Israelis who have been looking forward to lower electricity prices — as the Israel Electric Corporation begins using natural gas from the country’s offshore fields — are in for a rude shock, according to a report by an Italian energy expert.
The price of electricity is likely to go up, not down — the result of what Sergio Ascari said were “monopolistic contractual demands” placed before Israel by the consortium responsible for the Tamar gas field.
According to Ascari’s report, the consortium — consisting of Noble Energy, Delek Drilling, Isramco, and Dor Explorations — is earning double what other similar exploration and drilling groups around the world earn on average. The IEC and other energy providers are set to spend some NIS 200 billion ($51 billion) through 2030 on gas that elsewhere would cost only NIS 100 billion. The overcharges will — of course — be absorbed not by the IEC, but by the consumer.
The report’s findings were reported Thursday by business daily The Marker.
Ascari was hired to examine the corporation’s contracts with the Tamar consortium, signed in 2012 after many months of negotiations. Ascari — currently a consultant on energy matters, and formerly head of natural-gas issues at the Italian Regulatory Authority for Electricity — has been studying the contracts for the past several months, and submitted his report last week.
The study was organized at the behest of the Public Utilities Authority (Electricity), which has in the past complained about the consortium’s conditions. Ascari’s study confirmed the validity of many of those complaints — among them an ongoing increase in the price of natural gas sold by the consortium, linked to an energy price index, and without regard to market conditions. In other words, the contracts lock Israeli buyers into artificially high and perennially rising prices for Tamar gas, even though buyers could get cheaper gas elsewhere.
In addition, Ascari said, the contracts set a minimum price for gas, also independent of market conditions. However, there is no maximum price, as is customary in contracts of this kind. Thus, instead of making energy cheaper for the Israeli consumer, the Tamar contracts will have the opposite effect — making electricity one of the biggest expenses in the Israeli economy, Ascari added.

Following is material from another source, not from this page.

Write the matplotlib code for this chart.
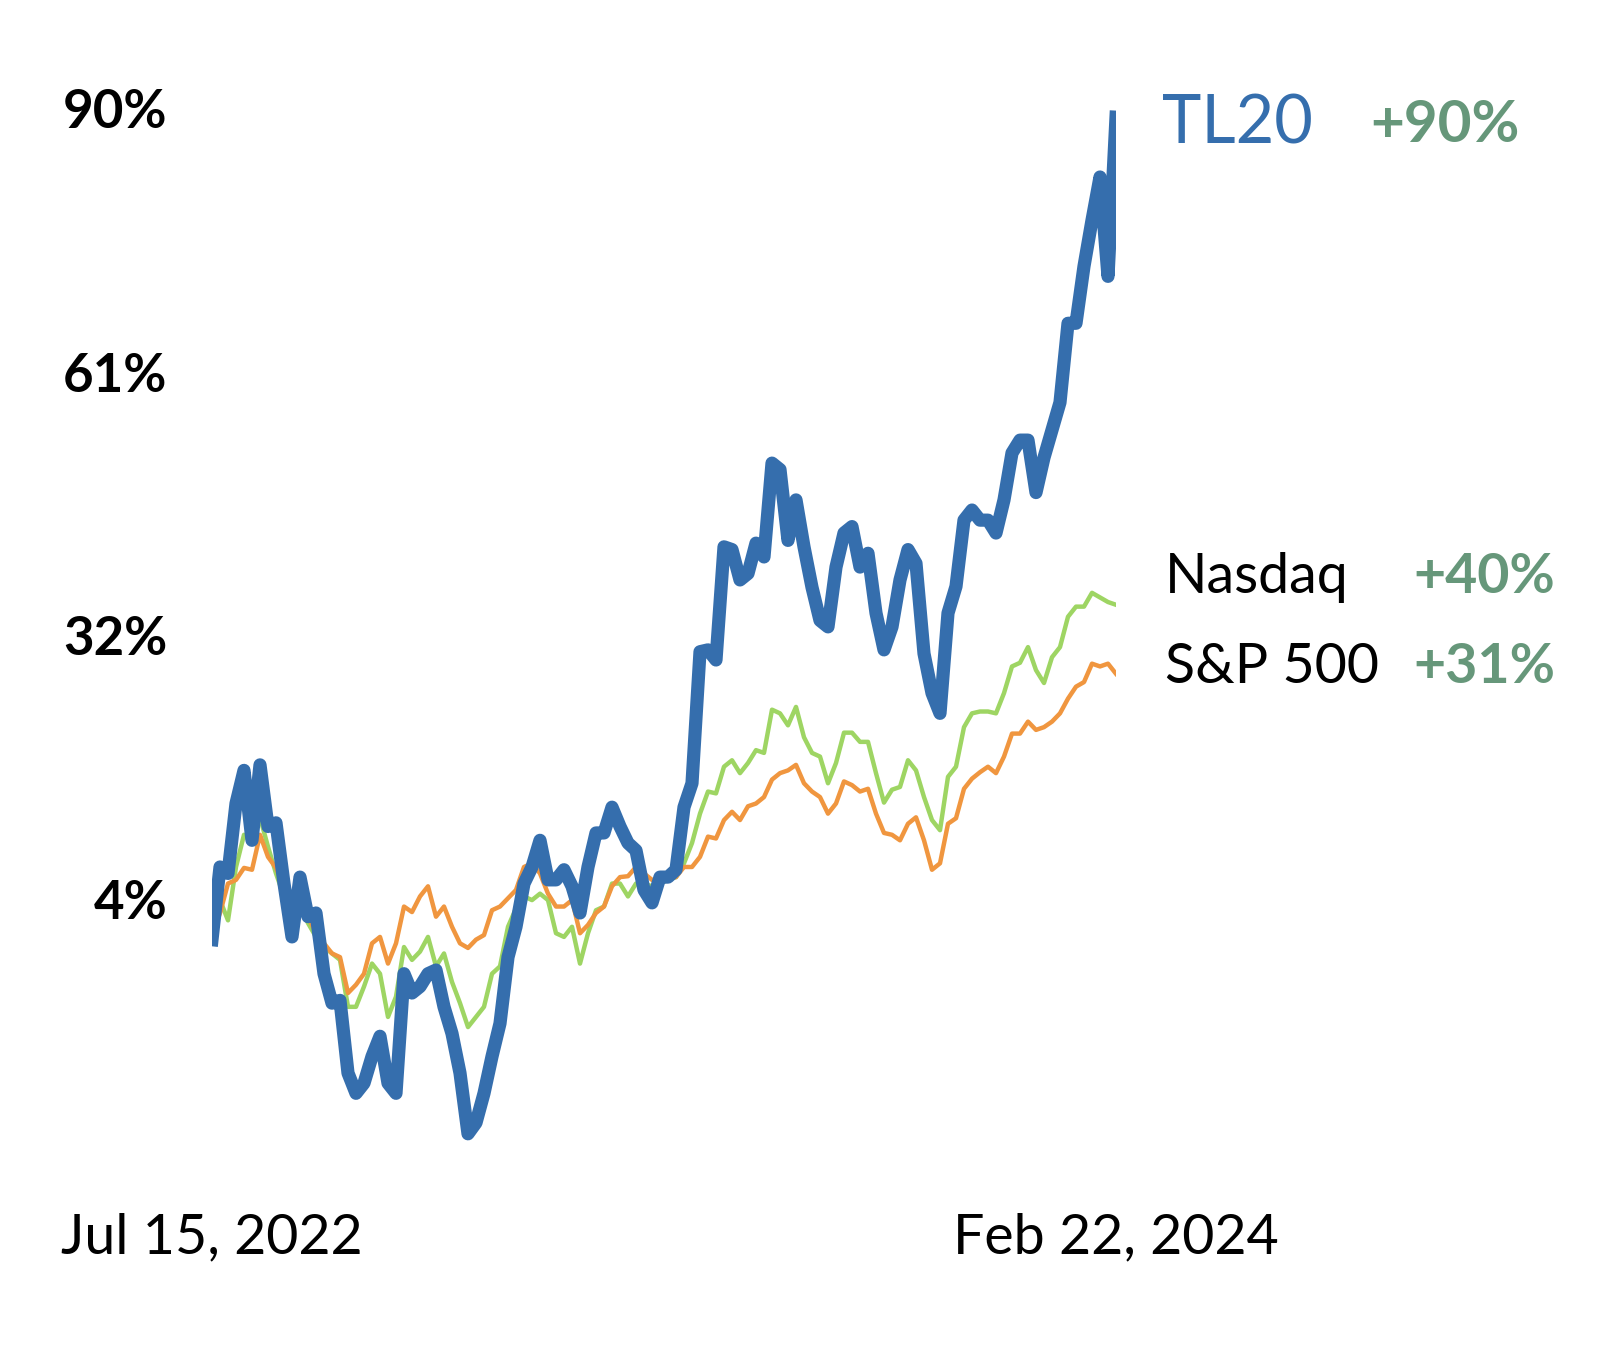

Other conditions include a mechanism whereby electricity producers will be required to buy a minimum amount of gas, and a guarantee that the current consortium will remain the sole supplier of gas with its customers.
With that, Ascari does not recommend implementing direct price controls on gas prices, instead recommending that the government intervene to negotiate a new pricing mechanism between the sides that would link the prices that the Tamar consortium charges to market conditions in Europe and the Far East, thus ensuring that prices remain realistic for the supplier, and competitive for the electricity producers.
In a letter to Prime Minister Benjamin Netanyahu and Minister of National Infrastructure, Energy, and Water Silvan Shalom, Orit Farkash-Cohen, chairwoman of the Public Utilities Authority (Electricity), said that “a monopolistic situation has emerged, with the gas contracts presented to the Authority including conditions that are unacceptable in a competitive gas market — in particular the unbalanced distribution of risk that favors the gas supplier, putting the consumer at risk amount and price risk.”
According to the report, both Netanyahu and Shalom have seen Ascari’s report, but have yet to comment.